Catherine Christian, a former prosecutor with the Manhattan district attorney’s office, predicted the state’s intermediate appeals court would fast-track Trump’s appeal, estimating that it might take a year. Either side could then appeal that ruling to the state’s highest court, known as the New York Court of Appeals. Christian said the only way the matter could then reach the U.S. Supreme Court is if Trump argues that the penalties somehow violate his federal constitutional rights.

What about the cancellation of Trump’s business certificates?

The intermediate appeals court, known as the Appellate Division, has already paused Engoron’s order canceling Trump’s business certificates while it considers Trump’s appeal of Engoron’s pretrial ruling that found Trump had fraudulently inflated his net worth on financial documents.

If the appeals court eventually upholds Engoron’s ruling and lifts the pause on the order, however, that could deliver a significant blow to Trump’s company, potentially removing the certificates of Trump Tower, 40 Wall Street, the Trump International Hotel and the Trump Organization, among other New York entities “controlled or beneficially owned” by Trump. Diana Florence, a former prosecutor with the Manhattan district attorney’s office, compared stripping a company of its business certificate to issuing a death certificate to a person.

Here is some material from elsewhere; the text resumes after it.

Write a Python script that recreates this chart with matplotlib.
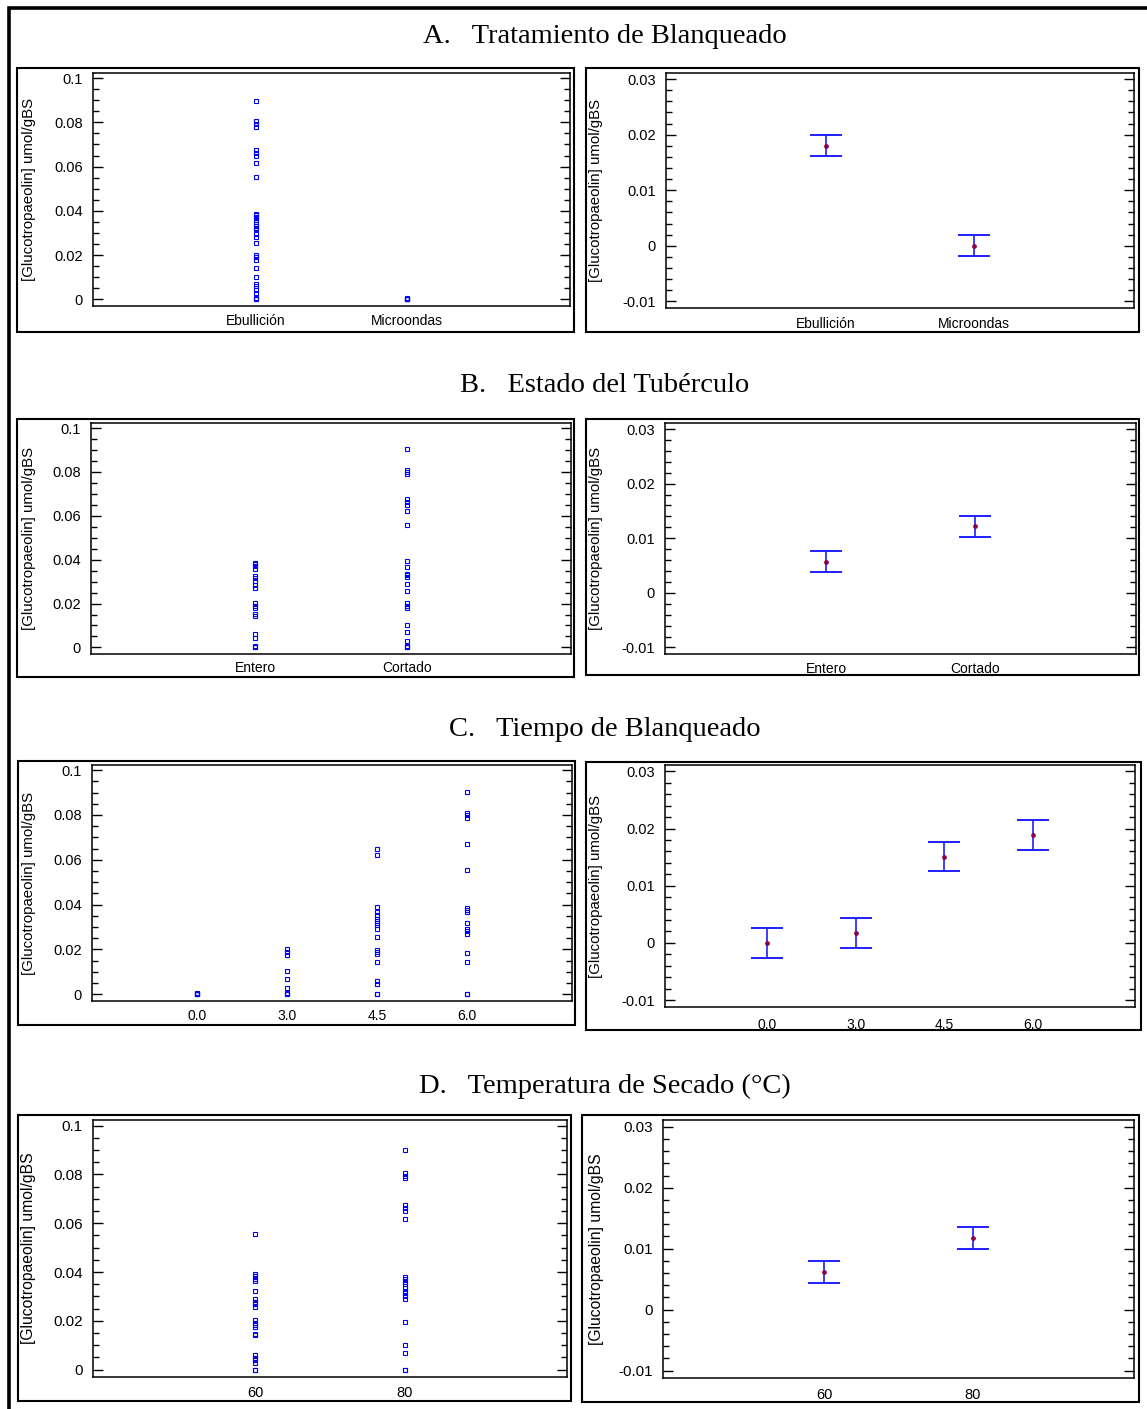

“It literally means the company is dead, and once a company is dead, they can’t take their stuff with them,” she said. An executor appointed by the court would dispose of the assets, and once the bills and receivables are sorted out, the rest goes to the owners of the company.

If most of those proceeds go to Trump, he may incur an additional penalty, said Florence. “He’s going to be hit with a whopper of a tax bill.”